Okay, great. Thank you very much.

Operator

The next question comes from Kevin Swanson with Hovde Group. Please go ahead.

Eric Newell

Hey, Kevin.

Q - Kevin Swanson

Good morning.

Bill Crawford

Hi. How are you?

Q - Kevin Swanson

Good. So, I appreciate the comments and competition, but could you talk a little bit about the dynamic in terms of competition from non-banks on mortgage lending, maybe in terms of structure, and if some of these rate hike do slow in mortgage lending, how that competition changes in the near term?

Bill Crawford

Mortgage lending in terms of commercial mortgage?

Q - Kevin Swanson

In terms of just kind of talking specifically about kind of fee income from mortgage banking services?

Bill Crawford

So just to unclear your question, its more – its asking about mortgage banking revenue forecast or the structure that – or competition have structured on mortgages?

Q - Kevin Swanson

Just kind of the how you see the competition evolving in the near term from non-banks and other banks in the market given a potential slowing from increase in rates?

Bill Crawford

Actually there's two questions. I think that we're – obviously we're primarily a purchase shop. So with higher rates in the pace of the rates that how they've increased has certainly slowed our production numbers this year.

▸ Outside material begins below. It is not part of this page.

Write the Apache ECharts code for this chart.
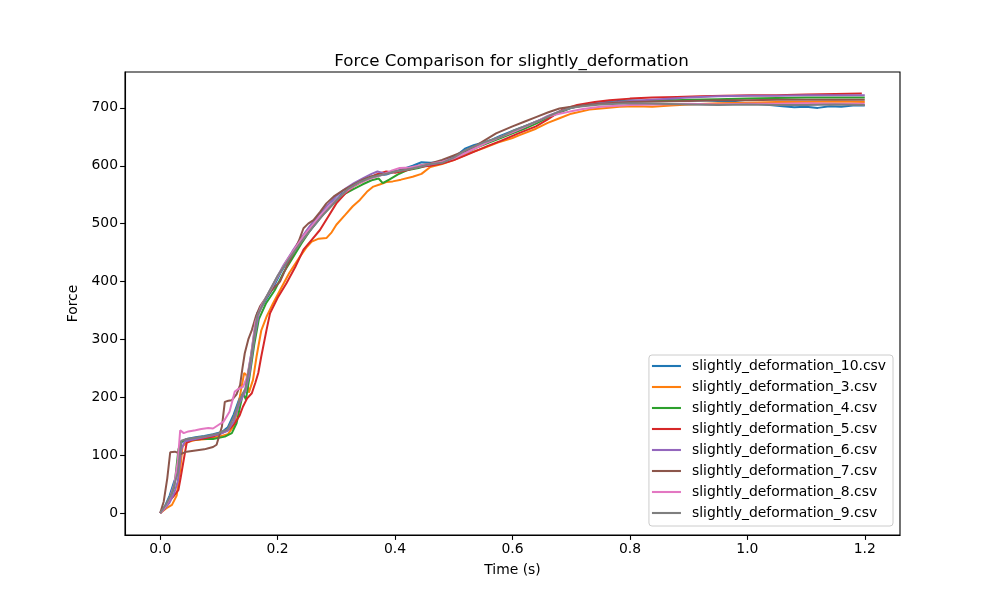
<!DOCTYPE html>
<html>
<head>
<meta charset="utf-8">
<script src="https://cdn.jsdelivr.net/npm/echarts@6/dist/echarts.min.js"></script>
<style>
html,body{margin:0;padding:0;background:#fff;}
#chart{width:1000px;height:600px;}
</style>
</head>
<body>
<div id="chart"></div>
<script>
var names = ['slightly_deformation_10.csv','slightly_deformation_3.csv','slightly_deformation_4.csv',
	'slightly_deformation_5.csv','slightly_deformation_6.csv','slightly_deformation_7.csv',
	'slightly_deformation_8.csv','slightly_deformation_9.csv'];
var colors = ['#1f77b4','#ff7f0e','#2ca02c','#d62728','#9467bd','#8c564b','#e377c2','#7f7f7f'];
var xTicks = [0,0.2,0.4,0.6,0.8,1.0,1.2];
var yTicks = [0,100,200,300,400,500,600,700];

// [time, force]
var s10 = [[0,0],[0.008,12],[0.016,30],[0.024,55],[0.03,70],[0.036,122],[0.045,128],[0.06,131],[0.075,133],[0.09,136],[0.105,140],[0.115,148],[0.125,170],[0.135,198],[0.145,212],[0.155,275],[0.165,345],[0.175,360],[0.19,385],[0.205,415],[0.22,440],[0.235,462],[0.25,482],[0.265,500],[0.28,520],[0.295,538],[0.31,552],[0.325,562],[0.34,572],[0.355,578],[0.37,583],[0.385,585],[0.4,590],[0.415,595],[0.43,600],[0.445,606],[0.46,605],[0.475,606],[0.49,612],[0.505,618],[0.52,630],[0.535,636],[0.55,640],[0.565,645],[0.58,652],[0.6,660],[0.62,668],[0.64,676],[0.66,684],[0.68,693],[0.7,700],[0.72,705],[0.74,709],[0.76,711],[0.78,712],[0.8,713],[0.83,712],[0.86,714],[0.89,712],[0.92,713],[0.95,712],[0.98,710],[1.0,708],[1.03,706],[1.06,703],[1.08,701],[1.1,702],[1.12,700],[1.14,703],[1.16,702],[1.18,704],[1.2,704]];
var s3 = [[0,0],[0.01,8],[0.02,14],[0.028,30],[0.034,75],[0.038,115],[0.045,122],[0.06,126],[0.08,128],[0.1,132],[0.115,136],[0.125,150],[0.133,185],[0.138,215],[0.143,242],[0.147,238],[0.151,208],[0.158,230],[0.164,270],[0.172,315],[0.181,339],[0.192,362],[0.204,385],[0.22,415],[0.238,443],[0.25,460],[0.258,469],[0.27,474],[0.283,475],[0.292,485],[0.3,498],[0.315,515],[0.328,530],[0.34,541],[0.352,555],[0.363,564],[0.375,568],[0.385,572],[0.396,573],[0.41,576],[0.43,581],[0.445,586],[0.46,598],[0.48,603],[0.5,610],[0.527,622],[0.55,630],[0.575,640],[0.6,648],[0.612,653],[0.64,664],[0.66,674],[0.68,682],[0.7,690],[0.731,697],[0.76,700],[0.782,702],[0.81,703],[0.838,702],[0.87,704],[0.9,706],[0.95,708],[1.0,709],[1.05,710],[1.1,710],[1.15,711],[1.2,710]];
var s4 = [[0,0],[0.008,10],[0.016,22],[0.024,45],[0.031,110],[0.036,124],[0.05,126],[0.07,128],[0.09,128],[0.11,132],[0.122,138],[0.13,155],[0.136,184],[0.141,207],[0.146,196],[0.152,235],[0.16,290],[0.168,335],[0.18,362],[0.195,385],[0.21,415],[0.225,440],[0.24,465],[0.255,488],[0.27,508],[0.285,524],[0.3,540],[0.315,552],[0.33,560],[0.345,568],[0.36,575],[0.372,578],[0.379,570],[0.39,576],[0.405,585],[0.42,592],[0.44,596],[0.46,602],[0.48,605],[0.5,612],[0.52,622],[0.54,632],[0.56,640],[0.58,648],[0.6,656],[0.62,664],[0.64,673],[0.66,683],[0.68,692],[0.7,700],[0.72,704],[0.75,708],[0.78,710],[0.8,712],[0.85,712],[0.9,714],[0.95,715],[1.0,716],[1.05,717],[1.1,718],[1.15,718],[1.2,718]];
var s5 = [[0,0],[0.008,8],[0.014,20],[0.022,28],[0.031,40],[0.035,62],[0.039,86],[0.045,121],[0.054,126],[0.07,128],[0.09,132],[0.105,138],[0.118,145],[0.127,155],[0.135,168],[0.141,184],[0.148,198],[0.156,207],[0.162,225],[0.167,242],[0.172,270],[0.181,316],[0.187,345],[0.2,372],[0.215,397],[0.23,425],[0.244,455],[0.258,472],[0.272,489],[0.286,512],[0.3,535],[0.315,552],[0.33,565],[0.351,576],[0.368,585],[0.385,590],[0.4,588],[0.42,592],[0.44,598],[0.46,600],[0.48,604],[0.5,610],[0.52,618],[0.555,633],[0.58,643],[0.61,656],[0.64,668],[0.66,680],[0.685,697],[0.71,705],[0.74,710],[0.765,713],[0.8,716],[0.838,718],[0.88,719],[0.92,720],[0.96,721],[1.008,722],[1.05,722],[1.1,723],[1.15,724],[1.195,725]];
var s6 = [[0,0],[0.008,8],[0.016,18],[0.024,35],[0.03,55],[0.036,110],[0.042,124],[0.06,128],[0.08,132],[0.1,136],[0.115,142],[0.125,158],[0.135,190],[0.145,210],[0.152,240],[0.16,300],[0.168,345],[0.18,372],[0.195,400],[0.21,428],[0.225,452],[0.24,475],[0.255,496],[0.27,515],[0.285,532],[0.3,548],[0.315,560],[0.33,570],[0.345,578],[0.36,586],[0.37,590],[0.385,586],[0.4,590],[0.42,594],[0.44,598],[0.46,602],[0.48,606],[0.5,614],[0.52,624],[0.54,634],[0.56,642],[0.58,650],[0.6,658],[0.62,667],[0.64,676],[0.66,686],[0.68,694],[0.7,700],[0.72,704],[0.75,708],[0.78,710],[0.8,712],[0.85,715],[0.9,718],[0.95,720],[1.0,721],[1.05,721],[1.1,722],[1.15,722],[1.2,722]];
var s7 = [[0,0],[0.006,20],[0.012,60],[0.017,105],[0.025,106],[0.035,102],[0.045,106],[0.06,108],[0.075,110],[0.082,112],[0.09,114],[0.096,118],[0.105,149],[0.11,192],[0.116,194],[0.122,195],[0.13,205],[0.136,221],[0.14,250],[0.144,276],[0.15,300],[0.156,316],[0.163,340],[0.17,357],[0.18,372],[0.19,385],[0.204,400],[0.215,425],[0.227,449],[0.236,470],[0.244,492],[0.252,500],[0.261,506],[0.272,520],[0.283,535],[0.297,548],[0.312,558],[0.33,568],[0.345,576],[0.36,582],[0.38,586],[0.4,590],[0.42,594],[0.44,600],[0.46,604],[0.48,610],[0.5,618],[0.52,626],[0.54,636],[0.572,656],[0.6,668],[0.62,676],[0.64,684],[0.66,692],[0.68,699],[0.7,702],[0.725,705],[0.75,707],[0.8,710],[0.85,711],[0.9,712],[0.95,713],[1.0,713],[1.05,714],[1.1,714],[1.15,714],[1.2,714]];
var s8 = [[0,0],[0.008,10],[0.016,25],[0.024,50],[0.03,90],[0.034,143],[0.04,138],[0.048,141],[0.06,143],[0.07,145],[0.082,147],[0.09,146],[0.099,152],[0.108,158],[0.118,175],[0.127,210],[0.134,215],[0.141,218],[0.148,235],[0.155,275],[0.162,330],[0.172,358],[0.185,380],[0.2,408],[0.215,435],[0.23,458],[0.245,480],[0.26,498],[0.275,516],[0.29,532],[0.305,546],[0.32,558],[0.335,568],[0.35,575],[0.365,580],[0.38,585],[0.395,592],[0.408,596],[0.425,597],[0.44,600],[0.46,603],[0.48,607],[0.5,613],[0.52,622],[0.54,632],[0.56,642],[0.58,650],[0.6,658],[0.62,667],[0.64,676],[0.66,685],[0.68,690],[0.7,694],[0.72,698],[0.75,702],[0.8,705],[0.85,706],[0.9,707],[0.95,706],[1.0,707],[1.05,707],[1.1,708],[1.15,707],[1.2,707]];
var s9 = [[0,0],[0.01,15],[0.02,35],[0.03,70],[0.036,125],[0.045,128],[0.06,130],[0.08,133],[0.1,138],[0.115,145],[0.125,165],[0.135,195],[0.145,215],[0.155,270],[0.165,340],[0.18,372],[0.2,410],[0.22,440],[0.24,468],[0.26,494],[0.28,518],[0.3,540],[0.32,560],[0.34,572],[0.36,580],[0.38,585],[0.4,590],[0.42,593],[0.44,598],[0.46,603],[0.48,605],[0.5,614],[0.52,627],[0.55,640],[0.58,650],[0.6,660],[0.62,668],[0.65,680],[0.68,694],[0.7,700],[0.72,703],[0.75,706],[0.8,708],[0.85,707],[0.9,706],[0.95,705],[1.0,706],[1.05,705],[1.1,705],[1.15,706],[1.2,705]];

var allData = [s10,s3,s4,s5,s6,s7,s8,s9];

var myChart = echarts.init(document.getElementById('chart'));
var font = 'DejaVu Sans';
var series = [];
for (var i = 0; i < names.length; i++) {
	series.push({
		name: names[i],
		type: 'line',
		data: allData[i],
		showSymbol: false,
		symbol: 'none',
		lineStyle: {width: 2, color: colors[i]},
		itemStyle: {color: colors[i]},
		z: 2 + i
	});
}

var option = {
	animation: false,
	backgroundColor: '#fff',
	textStyle: {fontFamily: font},
	title: {
		text: 'Force Comparison for slightly_deformation',
		left: 506.5,
		top: 48,
		textAlign: 'center',
		textStyle: {fontFamily: font, fontSize: 16.7, fontWeight: 'normal', color: '#000'}
	},
	grid: {
		left: 125, right: 100, top: 72, bottom: 65,
		show: true, borderColor: '#000', borderWidth: 1.1, backgroundColor: '#fff'
	},
	legend: {
		orient: 'vertical',
		right: 107,
		bottom: 74,
		icon: 'rect',
		itemWidth: 29,
		itemHeight: 2.1,
		itemGap: 7,
		padding: [4, 7, 6, 3],
		borderColor: '#cccccc',
		borderWidth: 1,
		borderRadius: 3,
		backgroundColor: 'rgba(255,255,255,0.8)',
		textStyle: {fontFamily: font, fontSize: 13.9, color: '#000', lineHeight: 14, padding: [0, 0, 0, 6]},
		data: names
	},
	xAxis: {
		type: 'value',
		min: -0.06,
		max: 1.26,
		name: 'Time (s)',
		nameLocation: 'middle',
		nameGap: 28,
		nameTextStyle: {fontFamily: font, fontSize: 13.9, color: '#000'},
		axisLine: {show: true, onZero: false, lineStyle: {color: '#000', width: 1.1}},
		axisTick: {show: true, length: 4.9, lineStyle: {color: '#000', width: 1.1}, customValues: xTicks},
		axisLabel: {
			color: '#000', fontFamily: font, fontSize: 13.9, margin: 7,
			customValues: xTicks,
			formatter: function (v) { return v.toFixed(1); }
		},
		splitLine: {show: false}
	},
	yAxis: {
		type: 'value',
		min: -38,
		max: 762,
		name: 'Force',
		nameLocation: 'middle',
		nameGap: 43,
		nameRotate: 90,
		nameTextStyle: {fontFamily: font, fontSize: 13.9, color: '#000'},
		axisLine: {show: true, onZero: false, lineStyle: {color: '#000', width: 1.1}},
		axisTick: {show: true, length: 4.9, lineStyle: {color: '#000', width: 1.1}, customValues: yTicks},
		axisLabel: {
			color: '#000', fontFamily: font, fontSize: 13.9, margin: 7,
			customValues: yTicks
		},
		splitLine: {show: false}
	},
	series: series
};

myChart.setOption(option);
</script>
</body>
</html>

I think we're about 15% to 20% lower this year than we were last year. I think that that is on part -- that's pretty close to what we're seeing nationally. So there's no surprise there. I wouldn't necessarily say that we're seeing any impact for competition from non-bank venders on that space at least from what we're seeing.

Q - Kevin Swanson

Okay. Thanks. All my other questions are answered. Thank you.

Bill Crawford

Thank you.

Operator

This concludes our question and answer session. I would now like to turn the conference back over to Bill Crawford for any closing remarks.

Bill Crawford

Okay. Well, thanks everyone for joining us on today's call and we look forward to speaking with you again soon. Take care.

Operator

The conference is now concluded. Thank you for attending today's presentation. You may now disconnect.